Does Our Personality Predict Our Compassion?
Some scholars have found that our attitudes toward animals may be linked to personality traits. For example, compassion for animals is common among people who are agreeable and live in harmony with others. Similar associations have been found with tender-mindedness, femininity, and strong beliefs in equality. Meanwhile speciesism, or the belief that humans are superior to nonhuman animals, has been linked to authoritarian traits.
While previous researchers have dabbled in the idea of linking personality and compassion toward animals, the evidence is still limited. For example, most scholars have used broad, simplistic personality measures without considering individual differences. The goal of this study was to extend existing research by assessing peoples’ compassion for animals in the context of a more comprehensive personality model.
The authors used the Big Five model as a springboard. This model categorizes personality within five broad categories: neuroticism, defined by sadness, stress, and emotional instability; agreeableness, characterized by prosocial traits such as empathy, trust, and altruism; conscientiousness, or thoughtfulness and impulse control; extraversion, defined as expressiveness, assertiveness, and general “outgoing” behavior; and openness to experience. Research suggests that agreeableness and openness are most closely linked to pro-animal attitudes.
Instead of taking the Big Five at face value, the authors broke them down into more specific characteristics. For example, they considered “withdrawal” and “volatility” as aspects of neuroticism, and “politeness” and “compassion” as dimensions of agreeableness. In addition, they looked at “extremes” of the Big Five, such as antagonism (defined as someone low on agreeableness) and detachment (defined as someone low on extraversion). Finally, they considered social values and problems, measured by the degree to which certain types of interactions are important to people, and the difficulties people experience when interacting with others.
A nationally representative sample of 992 U.S. adults completed their online survey. The survey measured both the personality dimensions described above and compassion for animals, using scales that looked at general attitudes toward animals, solidarity with animals, similarity to animals, and speciesism.

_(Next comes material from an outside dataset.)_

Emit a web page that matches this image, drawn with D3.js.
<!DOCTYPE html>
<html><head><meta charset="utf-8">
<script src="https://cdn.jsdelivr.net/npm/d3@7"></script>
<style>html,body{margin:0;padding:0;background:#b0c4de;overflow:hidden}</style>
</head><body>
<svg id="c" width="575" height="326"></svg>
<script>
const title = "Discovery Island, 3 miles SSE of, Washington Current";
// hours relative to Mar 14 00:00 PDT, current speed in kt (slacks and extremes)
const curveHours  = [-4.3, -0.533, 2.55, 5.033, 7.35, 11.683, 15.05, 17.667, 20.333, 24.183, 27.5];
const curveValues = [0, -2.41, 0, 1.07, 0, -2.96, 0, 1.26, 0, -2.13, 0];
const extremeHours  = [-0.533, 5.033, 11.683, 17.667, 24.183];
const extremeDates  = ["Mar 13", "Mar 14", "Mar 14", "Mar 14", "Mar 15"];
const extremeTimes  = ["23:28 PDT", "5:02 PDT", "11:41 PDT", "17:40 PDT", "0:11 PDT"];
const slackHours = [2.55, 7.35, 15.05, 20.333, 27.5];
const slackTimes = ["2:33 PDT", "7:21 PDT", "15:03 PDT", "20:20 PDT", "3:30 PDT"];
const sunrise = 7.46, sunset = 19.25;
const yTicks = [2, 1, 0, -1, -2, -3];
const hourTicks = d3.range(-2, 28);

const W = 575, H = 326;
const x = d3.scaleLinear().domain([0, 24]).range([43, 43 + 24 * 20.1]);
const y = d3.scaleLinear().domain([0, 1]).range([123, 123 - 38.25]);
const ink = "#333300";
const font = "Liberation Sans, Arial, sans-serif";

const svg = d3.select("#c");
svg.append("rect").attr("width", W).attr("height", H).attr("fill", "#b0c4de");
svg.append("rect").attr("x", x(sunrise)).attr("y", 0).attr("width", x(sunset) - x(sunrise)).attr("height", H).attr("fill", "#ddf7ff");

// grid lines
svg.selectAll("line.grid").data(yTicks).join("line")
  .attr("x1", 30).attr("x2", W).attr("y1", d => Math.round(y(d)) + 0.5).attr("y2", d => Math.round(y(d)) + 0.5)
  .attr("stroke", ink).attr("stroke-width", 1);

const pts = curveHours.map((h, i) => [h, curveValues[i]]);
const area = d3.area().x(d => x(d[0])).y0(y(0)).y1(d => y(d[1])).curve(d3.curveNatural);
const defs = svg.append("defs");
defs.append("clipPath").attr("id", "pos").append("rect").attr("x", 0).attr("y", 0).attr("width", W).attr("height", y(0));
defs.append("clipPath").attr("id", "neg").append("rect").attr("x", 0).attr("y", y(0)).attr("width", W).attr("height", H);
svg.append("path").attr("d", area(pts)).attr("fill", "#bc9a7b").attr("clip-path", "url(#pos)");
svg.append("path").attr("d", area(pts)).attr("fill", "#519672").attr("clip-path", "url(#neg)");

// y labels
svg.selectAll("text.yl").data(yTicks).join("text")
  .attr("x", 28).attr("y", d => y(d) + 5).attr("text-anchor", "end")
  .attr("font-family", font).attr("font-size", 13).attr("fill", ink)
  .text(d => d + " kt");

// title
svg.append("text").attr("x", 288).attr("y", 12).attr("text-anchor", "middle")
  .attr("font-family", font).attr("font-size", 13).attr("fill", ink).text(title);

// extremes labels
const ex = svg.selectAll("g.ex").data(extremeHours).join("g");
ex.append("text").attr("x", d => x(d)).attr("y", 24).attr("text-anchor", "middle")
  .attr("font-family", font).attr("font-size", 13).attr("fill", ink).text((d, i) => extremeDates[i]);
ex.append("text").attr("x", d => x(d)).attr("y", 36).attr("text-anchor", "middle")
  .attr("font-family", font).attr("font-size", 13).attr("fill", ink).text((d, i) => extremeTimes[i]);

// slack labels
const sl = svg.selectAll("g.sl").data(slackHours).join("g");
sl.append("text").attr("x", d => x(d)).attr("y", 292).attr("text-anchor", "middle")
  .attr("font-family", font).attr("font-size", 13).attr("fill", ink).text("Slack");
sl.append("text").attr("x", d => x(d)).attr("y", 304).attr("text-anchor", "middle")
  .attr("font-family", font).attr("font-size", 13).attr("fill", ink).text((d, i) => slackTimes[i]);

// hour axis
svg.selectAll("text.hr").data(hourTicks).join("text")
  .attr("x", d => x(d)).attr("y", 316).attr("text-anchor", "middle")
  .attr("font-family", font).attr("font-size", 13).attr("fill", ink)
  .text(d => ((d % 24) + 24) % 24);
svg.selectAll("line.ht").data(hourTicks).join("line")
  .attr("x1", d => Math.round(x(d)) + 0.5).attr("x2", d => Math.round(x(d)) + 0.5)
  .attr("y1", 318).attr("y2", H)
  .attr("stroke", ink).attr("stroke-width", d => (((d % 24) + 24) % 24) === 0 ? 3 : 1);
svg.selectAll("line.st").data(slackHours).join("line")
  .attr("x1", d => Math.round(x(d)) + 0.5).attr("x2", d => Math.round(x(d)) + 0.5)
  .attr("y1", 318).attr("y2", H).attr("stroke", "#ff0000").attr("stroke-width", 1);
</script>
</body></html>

Based on prior research, the authors made the following predictions:
- Out of the Big Five traits, high levels of agreeableness would be most closely tied to compassion for animals.
- The compassionate aspect of agreeableness would have a stronger association with compassion for animals than politeness.
- Maladaptive antagonism (defined as low agreeableness) would have a stronger link with compassion for animals than standard levels of agreeableness. Specifically, the authors expected antagonism to be strongly associated with anti-animal attitudes.
The results supported the prediction that compassion for animals is most closely connected to agreeableness in the Big Five model. As the authors guessed, this was largely driven by the “compassionate” aspect of the trait, rather than politeness. However, openness to experience had an equally strong association with compassion toward animals, which was driven by curiosity. Contrary to the authors’ predictions, maladaptive antagonism was not more strongly related to compassion for animals than average levels of agreeableness.
After doing some exploratory analysis, the authors noticed a few additional findings. First, neuroticism was related to positive attitudes toward animals and speciesism, which was largely a result of the “withdrawal” aspect of the trait. In other words, people who feel more withdrawn may display more positive attitudes toward animals. In contrast, people who show dominance in their interpersonal interactions were less likely to be compassionate to animals. Finally, the “enthusiasm” aspect of the Big Five trait extraversion was associated with feelings of similarity to, and solidarity with, animals. In other words, people who experience more positive emotions may feel a stronger affinity with animals.
Overall, the results suggest that people who are more cooperative, agreeable, and open to experience tend to extend these characteristics to animals. While this finding confirms previous research, other insights from this paper suggest new ways of looking at personality and attitudes toward animals.
The results provide a foundation for future research, but they may also inform animal advocates. When targeting members of the public for campaigns and pro-animal actions, it may help to understand more about personality traits and the types of appeals that are effective for those who are agreeable, open to experience, and generally withdrawn.